There might not be a more ill-fitting movie title this year than Kinds of Kindness. Yorgos Lanthimos’ punishing anthology is a stylish exercise in cruelty, bringing the Greek filmmaker back to the feel-bad roots he had seemingly left behind with the success of The Favourite and Poor Things. But Kinds of Kindness shows that Lanthimos hadn’t so much left those misanthropic tendencies behind as much as he buried them deep down — until he was able to finally unleash them in all their savage and unpleasant glory.
A three-part anthology film shot during the long post-production process for Poor Things, Kinds of Kindness is a “triptych fable” featuring a small cast of stars — Emma Stone, Jesse Plemons, Willem Dafoe, Hong Chau, Mamoudou Athie, and Joe Alwyn — as different characters enacting various forms of abuse on each other and on themselves.
In the first story, “The Death of R.M.F,” Plemons is a weak-willed man in a sub-dom relationship with his boss, played by Dafoe, whose latest demand is a bridge too far. In the second segment, “R.M.F. is Flying,” Plemons is a cop whose scientist wife (Stone) is rescued after months of being lost at sea — but her changed behavior makes him suspicious that she is an imposter. In the final story, "R.M.F. Eats a Sandwich," Stone takes the lead as a member of a sex cult whose mission to find a person with the ability to resurrect the dead pushes her to extremes. Through all three stories, R.M.F. (played by Yorgos Stefanakos) appears, always silent and never the same.
Kinds of Kindness reunites Lanthimos with Efthimis Filippou, his co-writer on Dogtooth, The Lobster, and Killing of a Sacred Deer. The Kinds of Kindness script is dry and sparse to the point of almost feeling opaque, but touches of the surreal keep the film from becoming too inaccessible.
It’s no surprise that the most fable-like segment of the movie, “R.M.F. is Flying,” is the strongest — the segment flashes back and forth between the couple’s mundane life before the rescue (interrupted by a hilariously lewd sex scene), and their tense, fraught existence after, as Plemons’ Daniel becomes more convinced he’s living with a doppelganger posing as his wife. As Daniel’s paranoia spirals, we’re treated to brief flashes of Stone’s Liz devouring a man’s leg during her time stranded on an island, alongside a surreal vision of a dream that Liz describes in which dogs rule the world but treat people kindly as pets. It’s in this realm of unreality that Kinds of Kindness works best, slowly picking away at our grasp on what’s real and what isn’t.
But the joys of anthology is that Lanthimos can play in different storytelling sandboxes, whether it be an absurd psychosexual thriller like the first segment, “The Death of R.M.F.,” or an…absurd psychosexual thriller with a supernatural twist like "R.M.F. Eats a Sandwich.” The saminess of these two stories does feel like the biggest shortcoming of Kinds of Kindness — as if they were half-formed ideas Lanthimos had for feature films that he just threw together in this anthology. This wouldn’t be an issue if the final segment, "R.M.F. Eats a Sandwich,” wasn’t as long and meandering as it is. And with the film running a lengthy 165 minutes, it makes one wish that Lanthimos was a little assertive with his editing.

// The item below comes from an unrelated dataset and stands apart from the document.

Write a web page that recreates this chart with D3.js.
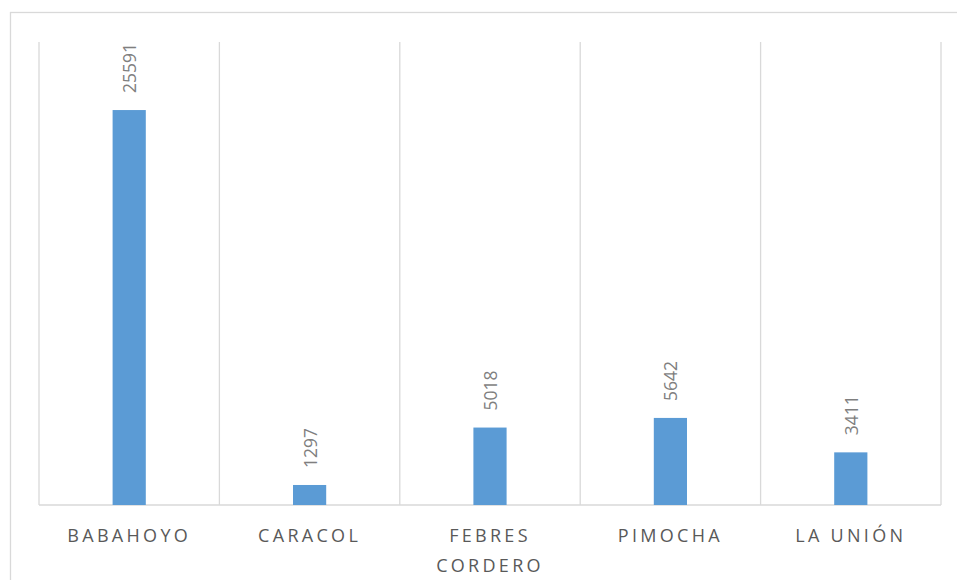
<!DOCTYPE html>
<html>
<head>
<meta charset="utf-8">
<script src="https://d3js.org/d3.v7.min.js"></script>
<style>
  body { margin: 0; background: #fff; }
  svg { display: block; font-family: "Open Sans", "Liberation Sans", Arial, sans-serif; }
</style>
</head>
<body>
<div id="chart"></div>
<script>
// Data
const categories = ['BABAHOYO', 'CARACOL', 'FEBRES CORDERO', 'PIMOCHA', 'LA UNIÓN'];
const values = [25591, 1297, 5018, 5642, 3411];
const yMax = 30000;

const width = 957;
const height = 580;
const margin = { top: 42, right: 16, bottom: 75, left: 39 };

const svg = d3.select('#chart')
  .append('svg')
  .attr('width', width)
  .attr('height', height);

// Chart frame (right and bottom edges fall outside the picture)
svg.append('rect')
  .attr('x', 10.5)
  .attr('y', 12.5)
  .attr('width', width + 20)
  .attr('height', height + 20)
  .attr('fill', 'none')
  .attr('stroke', '#d9d9d9')
  .attr('stroke-width', 1.3);

const x = d3.scaleBand()
  .domain(categories)
  .range([margin.left, width - margin.right])
  .paddingInner(0)
  .paddingOuter(0);

const y = d3.scaleLinear()
  .domain([0, yMax])
  .range([height - margin.bottom, margin.top]);

// Vertical gridlines at category boundaries
const bounds = categories.map(c => x(c)).concat([x.range()[1]]);
svg.append('g')
  .selectAll('line')
  .data(bounds)
  .join('line')
  .attr('x1', d => d)
  .attr('x2', d => d)
  .attr('y1', y(yMax))
  .attr('y2', y(0))
  .attr('stroke', '#d9d9d9')
  .attr('stroke-width', 1.3);

// Baseline
svg.append('line')
  .attr('x1', x.range()[0])
  .attr('x2', x.range()[1])
  .attr('y1', y(0))
  .attr('y2', y(0))
  .attr('stroke', '#d9d9d9')
  .attr('stroke-width', 1.3);

// Bars
const barW = x.bandwidth() * 0.184;
svg.append('g')
  .selectAll('rect')
  .data(values)
  .join('rect')
  .attr('x', (d, i) => x(categories[i]) + x.bandwidth() / 2 - barW / 2)
  .attr('y', d => y(d))
  .attr('width', barW)
  .attr('height', d => y(0) - y(d))
  .attr('fill', '#5b9bd5');

// Data labels, rotated
svg.append('g')
  .selectAll('text')
  .data(values)
  .join('text')
  .attr('transform', (d, i) => {
    const cx = x(categories[i]) + x.bandwidth() / 2;
    return `translate(${cx + 7},${y(d) - 17}) rotate(-90)`;
  })
  .attr('text-anchor', 'start')
  .attr('font-size', 17.5)
  .attr('fill', '#7f7f7f')
  .text(d => d);

// Category labels with wrapping
const labels = svg.append('g')
  .selectAll('text')
  .data(categories)
  .join('text')
  .attr('x', d => x(d) + x.bandwidth() / 2)
  .attr('y', 542)
  .attr('text-anchor', 'middle')
  .attr('font-size', 18)
  .attr('letter-spacing', '3.3px')
  .attr('fill', '#595959');

labels.each(function(d) {
  const t = d3.select(this);
  t.text(d);
  if (this.getComputedTextLength() > x.bandwidth() - 10) {
    t.text(null);
    d.split(' ').forEach((w, k) => {
      t.append('tspan')
        .attr('x', x(d) + x.bandwidth() / 2)
        .attr('dy', k === 0 ? 0 : 29.5)
        .text(w);
    });
  }
});
</script>
</body>
</html>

But even if a few of the segments feel like thin ideas that go on for too long, seeing the cast click with Lanthimos’ resharpened style makes it worth your time. Stone and Lanthimos prove themselves great collaborators as ever, and Dafoe is especially magnetic in his separate turns as the domineering boss of the first segment and the sex cult leader of the third. Hong Chau, Mamoudou Athie, and Joe Alwyn are mostly given slight supporting roles (with Hunter Schafer only appearing briefly in the final story), while Margaret Qualley makes the most of her increased screentime after earning little more than a cameo in Poor Things. But Plemons is the standout performer of this cast with his particular brand of chilling, desperate masculinity attuning perfectly with Lanthimos. (A great sign ahead Lanthimos’ next feature, Bugonia, set to star Plemons and Stone.)
If one were to take the title literally, Kinds of Kindness might be interpreted as a movie about the difference between one’s intentions and one’s actions. In “R.M.F. Is Flying,” Plemons’ Daniel demands that Stone’s Liz cut off body parts to prove she is in fact not his wife — but she goes through with it in a desperate show of devotion. Maybe that’s what Lanthimos is trying to convey: beneath every act of kindness is a thread of cruelty.
Not since The Killing of a Sacred Deer has Yorgos Lanthimos’ English-language work been this sharp, this mean, and this viscerally unpleasant. If there was any concern that Lanthimos’ sense of pitch-black humor might have been dulled once he started attaining mainstream success, Kinds of Kindness shows that the director is as sharp and eviscerating as ever.